The U.S. workforce is facing a new challenge – adjusting to working remotely in light of the coronavirus pandemic.
By now, many Americans have had a few days to get a feel for what it’s like to balance child care with productivity and sharing the home with their new co-workers – their family members. But what about companies? How can they best navigate this new workplace shift?
Aileen Izquierdo, interim chair of the FIU Department of Communication, offers some tips.
The first best practice for company leadership to bear in mind, according to Izquierdo, is how to communicate to employees. Messages should be specific and well-targeted, not generic, one size fits all.
“What any supervisor should remember is that everyone receiving a message is human, with their own set of concerns and personal circumstances that make generalized messaging difficult,” she explains.
Think about the recipient of the message, in this case, the employee.
“One of the key things to consider is what would you want to hear if you were on the other side of the communication model. Putting myself in the audience’s shoes allows for more effective and empathic communication," Izquierdo adds.
Employers should consider how they want their messages to arrive – phone, email, text; the tone that is being conveyed – authoritarian versus compassionate; and how quickly the information needs to be disseminated.
Another key to successfully managing a work remote situation is how managers communicate with their team about projects, so items do not fall through the cracks. Avoid mass emails, advises Izquierdo.
“It may feel like sending a mass email would do the trick, but even though it takes more to craft individualized messages [whether it’s a call, text or email], they are more effective.”
If a team is too large to follow this practice, message members of the same department or team, using their names and commenting on specific tasks or responsibilities to help the information flow. Team project software is also an efficient way to manage the details that could fall through the cracks.
In order for remote work to work, employees must do their part communicating to their managers the work they are performing and keeping them up-to-date regularly. Team members should ask their supervisors the best way to share updates. Does your boss prefer a nightly email or multiple texts throughout the day?

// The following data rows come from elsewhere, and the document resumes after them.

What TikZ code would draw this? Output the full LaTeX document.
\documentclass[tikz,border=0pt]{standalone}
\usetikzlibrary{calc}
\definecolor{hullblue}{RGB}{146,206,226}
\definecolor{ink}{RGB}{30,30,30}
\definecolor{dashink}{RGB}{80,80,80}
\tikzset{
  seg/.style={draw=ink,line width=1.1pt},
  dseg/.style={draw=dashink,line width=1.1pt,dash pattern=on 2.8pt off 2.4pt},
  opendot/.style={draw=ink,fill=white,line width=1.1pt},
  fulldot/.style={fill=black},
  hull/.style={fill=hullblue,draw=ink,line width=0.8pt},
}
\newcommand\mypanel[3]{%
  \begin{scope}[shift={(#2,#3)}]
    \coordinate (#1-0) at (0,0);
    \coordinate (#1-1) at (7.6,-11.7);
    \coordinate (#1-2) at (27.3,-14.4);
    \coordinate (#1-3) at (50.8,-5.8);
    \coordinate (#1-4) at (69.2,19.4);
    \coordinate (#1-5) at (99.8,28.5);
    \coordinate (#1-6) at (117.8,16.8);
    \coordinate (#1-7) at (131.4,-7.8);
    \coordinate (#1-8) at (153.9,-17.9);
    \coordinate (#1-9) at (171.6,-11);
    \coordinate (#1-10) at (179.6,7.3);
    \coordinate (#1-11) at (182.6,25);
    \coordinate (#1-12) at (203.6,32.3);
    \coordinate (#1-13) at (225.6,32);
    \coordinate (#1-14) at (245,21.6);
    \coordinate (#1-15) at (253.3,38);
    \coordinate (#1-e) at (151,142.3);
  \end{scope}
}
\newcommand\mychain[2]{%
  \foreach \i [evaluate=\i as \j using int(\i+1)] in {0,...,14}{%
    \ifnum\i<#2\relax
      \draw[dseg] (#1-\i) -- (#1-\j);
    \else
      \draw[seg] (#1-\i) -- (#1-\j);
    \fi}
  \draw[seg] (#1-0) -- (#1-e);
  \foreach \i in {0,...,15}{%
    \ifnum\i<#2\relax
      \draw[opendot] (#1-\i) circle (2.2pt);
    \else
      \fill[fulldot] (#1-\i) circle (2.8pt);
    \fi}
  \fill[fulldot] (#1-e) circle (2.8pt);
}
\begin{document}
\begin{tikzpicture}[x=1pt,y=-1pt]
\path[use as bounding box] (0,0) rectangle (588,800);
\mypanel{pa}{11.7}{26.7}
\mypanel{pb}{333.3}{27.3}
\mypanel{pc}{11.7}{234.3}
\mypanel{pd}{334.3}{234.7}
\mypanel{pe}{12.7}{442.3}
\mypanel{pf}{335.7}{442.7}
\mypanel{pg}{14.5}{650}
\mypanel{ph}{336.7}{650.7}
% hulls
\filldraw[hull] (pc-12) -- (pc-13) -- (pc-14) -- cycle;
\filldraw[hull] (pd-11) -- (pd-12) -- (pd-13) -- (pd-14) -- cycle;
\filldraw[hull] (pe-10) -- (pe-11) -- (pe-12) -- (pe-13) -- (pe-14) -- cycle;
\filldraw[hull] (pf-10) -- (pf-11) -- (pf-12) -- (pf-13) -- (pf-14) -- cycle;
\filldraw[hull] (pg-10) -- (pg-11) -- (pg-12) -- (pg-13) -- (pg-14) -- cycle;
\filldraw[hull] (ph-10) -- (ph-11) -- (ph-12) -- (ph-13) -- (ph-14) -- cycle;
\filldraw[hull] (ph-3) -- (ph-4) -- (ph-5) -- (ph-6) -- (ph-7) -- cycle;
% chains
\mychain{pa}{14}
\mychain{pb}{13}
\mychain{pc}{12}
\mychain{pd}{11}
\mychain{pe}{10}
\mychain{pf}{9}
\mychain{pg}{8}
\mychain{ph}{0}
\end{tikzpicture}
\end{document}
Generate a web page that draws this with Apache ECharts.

Knowing how to best communicate with leadership can help employees and their supervisors be on the same page and avoid miscommunication.
Another challenge for both sides is to successfully manage expectations. Managers may be splitting their homes among other working adults, while caring for children and trying to keep their employees’ needs in mind. Team members may be doing the same while also worrying about job retention and staying healthy and sane to continue to work remotely.
Izquierdo says that expectations can be individualized, but they must be fair and communicating that to the team is essential.
“Just like some office settings have staff who come in early in the morning because they are the most effective at that time and some who stay later into the evening because they can work better towards the end of the day, remote settings offer the same opportunities and challenges,” she says.
Leaders should survey staff, if possible, and determine when they are most likely to be engaging on work-related projects. Provide as much lead-time as possible on when meetings will take place and when projects are due.
“It may seem that you are bombarding staff with information, but over-communicating the expectations allows for a more successful remote working situation.”
Working remotely does have some pitfalls to look out for, but they can be addressed. Isolation of staff is one downfall. Using interfaces like Zoom help bridge the gap of not seeing each other, explains Izquierdo, but there are other fun ways to engage the team.
“It may be helpful to offer staff a virtual happy hour or virtual lunch, allowing teams who have worked together to continue their comradery despite the lack of physical proximity.”
Like pitfalls, there are also benefits to the current remote situation and managers should focus on the opportunities versus the challenges. Childless employees may have limited interruptions allowing them to hyper-focus on tasks, while those with families may work even harder because they are grateful to be employed and be able to provide for their families.
The key is to remain flexible during this coronavirus pandemic.
“Families who must stay home to take care of their kids and essentially home school them for now have the flexibility to work around their children’s schedule,” says Izquierdo. “In a stressful situation, such as this one, it does provide one less thing to worry about.”